# elo folks



## Matt Holbrook-Bull (10 Jul 2009)

been soooo busy its not even funny....

just wanted to let everyone that knows me know, (well, and those that dont!) that today I was offered a full time Lecturing post at Bournemouth and Poole College in the Technology Faculty.  Its been alot of hard work   to get to this stage so Im well chuffed..   

thanks to the other founders and mods for keeping us going here, without them we'd be nothing.

ps.  My tank broke right across its front 2 days ago depositing 1/5th of its 235ltres over my living room floor!!!! blahblahblahblah happens I guess! Insurance claim in, new tank soon! watch this space.  This time Im going to do it properly.

peace and love


----------



## Joecoral (10 Jul 2009)

Congrats mate!


----------



## ceg4048 (10 Jul 2009)

Sorry to hear about the spill but it's a lot easier to swallow now that you got the position. Well done and well earned mate!
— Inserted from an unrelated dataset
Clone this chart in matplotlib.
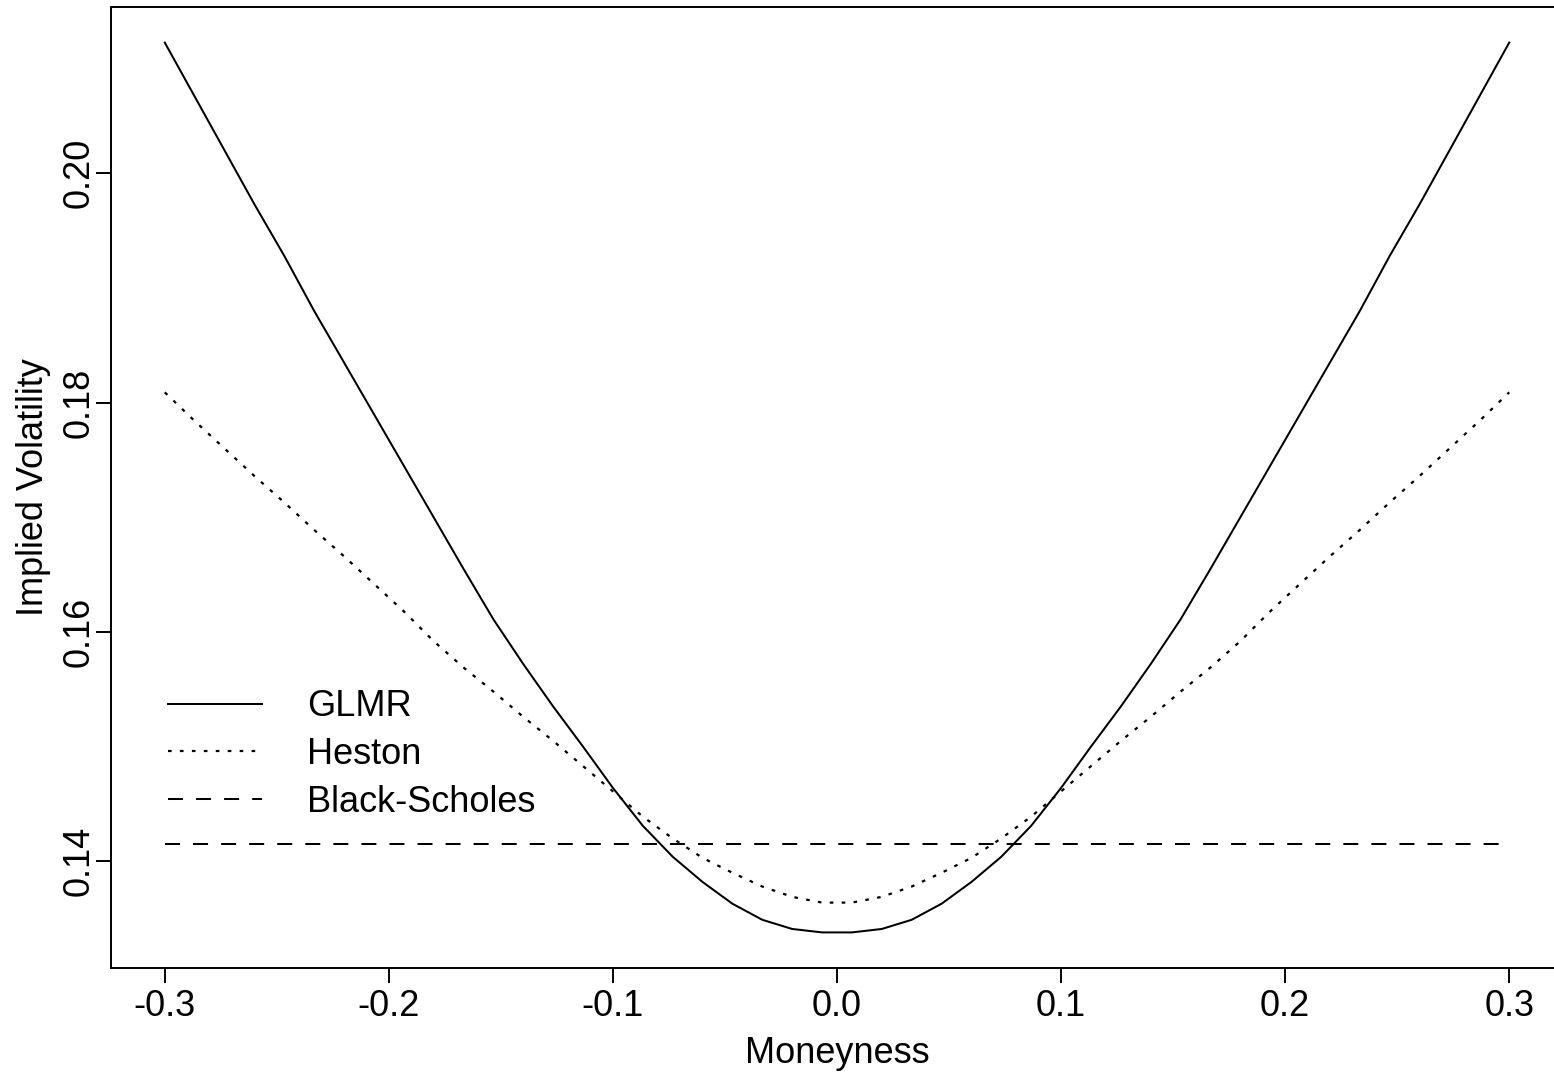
import numpy as np
import matplotlib
matplotlib.use("Agg")
import matplotlib.pyplot as plt

# Log-moneyness grid (46 strikes between -0.3 and 0.3)
moneyness = np.linspace(-0.3, 0.3, 46)

glmr_vol = [0.2114, 0.2067, 0.2020, 0.1973, 0.1928, 0.1880, 0.1835, 0.1790,
            0.1745, 0.1700, 0.1655, 0.1611, 0.1572, 0.1535, 0.1500, 0.1464,
            0.1431, 0.1404, 0.1382, 0.1363, 0.1349, 0.1341, 0.1338,
            0.1338, 0.1341, 0.1349, 0.1363, 0.1382, 0.1404, 0.1431, 0.1464,
            0.1500, 0.1535, 0.1572, 0.1611, 0.1655, 0.1700, 0.1745, 0.1790,
            0.1835, 0.1880, 0.1928, 0.1973, 0.2020, 0.2067, 0.2114]

heston_vol = [0.1809, 0.1784, 0.1760, 0.1736, 0.1713, 0.1689, 0.1666, 0.1642,
              0.1618, 0.1592, 0.1569, 0.1548, 0.1526, 0.1505, 0.1483, 0.1461,
              0.1439, 0.1420, 0.1403, 0.1390, 0.1378, 0.1369, 0.1364,
              0.1364, 0.1369, 0.1378, 0.1390, 0.1403, 0.1420, 0.1439, 0.1461,
              0.1483, 0.1505, 0.1526, 0.1548, 0.1569, 0.1592, 0.1618, 0.1642,
              0.1666, 0.1689, 0.1713, 0.1736, 0.1760, 0.1784, 0.1809]

bs_vol = 0.1415

series_labels = ["GLMR", "Heston", "Black-Scholes"]
x_ticks = [-0.3, -0.2, -0.1, 0.0, 0.1, 0.2, 0.3]
x_tick_labels = ["-0.3", "-0.2", "-0.1", "0.0", "0.1", "0.2", "0.3"]
y_ticks = [0.14, 0.16, 0.18, 0.20]
y_tick_labels = ["0.14", "0.16", "0.18", "0.20"]

plt.rcParams["font.family"] = ["Liberation Sans", "DejaVu Sans"]
plt.rcParams["lines.scale_dashes"] = False

W, H, DPI = 1554, 1072, 100
fig = plt.figure(figsize=(W / DPI, H / DPI), dpi=DPI)
fig.patch.set_facecolor("white")

# plot region in pixels
left_px, right_px, top_px, bottom_px = 111, 1563, 7, 968
ax = fig.add_axes([left_px / W, 1 - bottom_px / H,
                   (right_px - left_px) / W, (bottom_px - top_px) / H])

lw = 1.45
ax.plot(moneyness, glmr_vol, color="black", lw=lw, solid_joinstyle="miter",
        label=series_labels[0])
ax.plot(moneyness, heston_vol, color="black", lw=1.6,
        linestyle=(0, (2.6, 6.0)), label=series_labels[1])
ax.plot([moneyness[0], moneyness[-1]], [bs_vol, bs_vol], color="black", lw=lw,
        linestyle=(0, (10.8, 9.4)), label=series_labels[2])

# R-style 4% padding of the data range
xmin, xmax = moneyness[0], moneyness[-1]
allv = glmr_vol + heston_vol + [bs_vol]
ymin, ymax = min(allv), max(allv)
xpad = 0.04 * (xmax - xmin)
ypad = 0.04 * (ymax - ymin)
ax.set_xlim(xmin - xpad, xmax + xpad)
ax.set_ylim(ymin - ypad, ymax + ypad)

ax.set_xticks(x_ticks)
ax.set_xticklabels(x_tick_labels)
ax.set_yticks(y_ticks)
ax.set_yticklabels(y_tick_labels, rotation=90, va="center")

fs = 26
ax.tick_params(axis="both", direction="out", length=11, width=1.4,
               labelsize=fs, color="black")
ax.tick_params(axis="x", pad=4)
ax.tick_params(axis="y", pad=-1)
for sp in ax.spines.values():
    sp.set_linewidth(1.4)
    sp.set_color("black")

ax.set_xlabel("Moneyness", fontsize=fs, labelpad=9)
ax.set_ylabel("Implied Volatility", fontsize=fs, labelpad=8)

ax.legend(loc="upper left", bbox_to_anchor=(0.039, 0.290), frameon=False,
          fontsize=fs, handlelength=2.6, handletextpad=1.25,
          labelspacing=0.35, borderpad=0, borderaxespad=0)

fig.savefig("out.png", dpi=DPI, facecolor="white")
Good luck with it.  

Cheers,


----------



## a1Matt (10 Jul 2009)

Nice to hear from you Matt, and congrats on the job 

You might like to know that the marbled sword plant you gave me turned into a monster and is now living with Ed Seeley. It chucked out some plantlets along the way, one of which went to another member on here  8)


----------



## JamesM (10 Jul 2009)

Congrats Matt! Nice to see you around too! Bad news on the tank crack, but good luck with the new 'scape!


----------



## Matt Holbrook-Bull (10 Jul 2009)

a1Matt said:
			
		

> Nice to hear from you Matt, and congrats on the job
> 
> You might like to know that the marbled sword plant you gave me turned into a monster and is now living with Ed Seeley. It chucked out some plantlets along the way, one of which went to another member on here  8)
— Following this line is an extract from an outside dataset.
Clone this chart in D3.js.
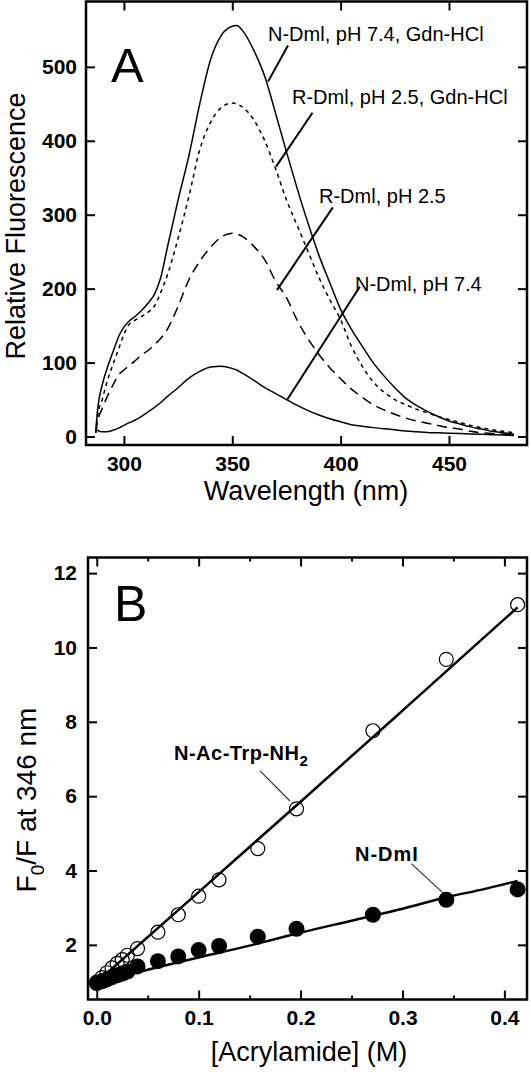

lol Id forgotton all about that  isnt that what makes this place so great??


----------



## a1Matt (10 Jul 2009)

Matt Holbrook-Bull said:
			
		

> isnt that what makes this place so great??



Yep!


----------



## samc (10 Jul 2009)

congrats on the job 

iv never really seen any of your work since iv only been here about 10 months so ill look foward to the new scape


----------



## Mark Evans (10 Jul 2009)

it feels like a new addition!   

welcome back


----------



## Matt Holbrook-Bull (10 Jul 2009)

thanks folks.. im nothing like as experienced or talented as many of you.. im more of a  techy geek than anything else.  I do have an artistic nature but am still learning to put it into a scape that I can be proud of.  Will see how it goes


----------



## TDI-line (10 Jul 2009)

Hi Matt.


----------



## LondonDragon (13 Jul 2009)

Congrats Matt and nice to see you around


----------



## Dan Crawford (14 Jul 2009)

Good to see your back here pal! congrats on the job, i know you've been working hard on it, i bet your chuffed.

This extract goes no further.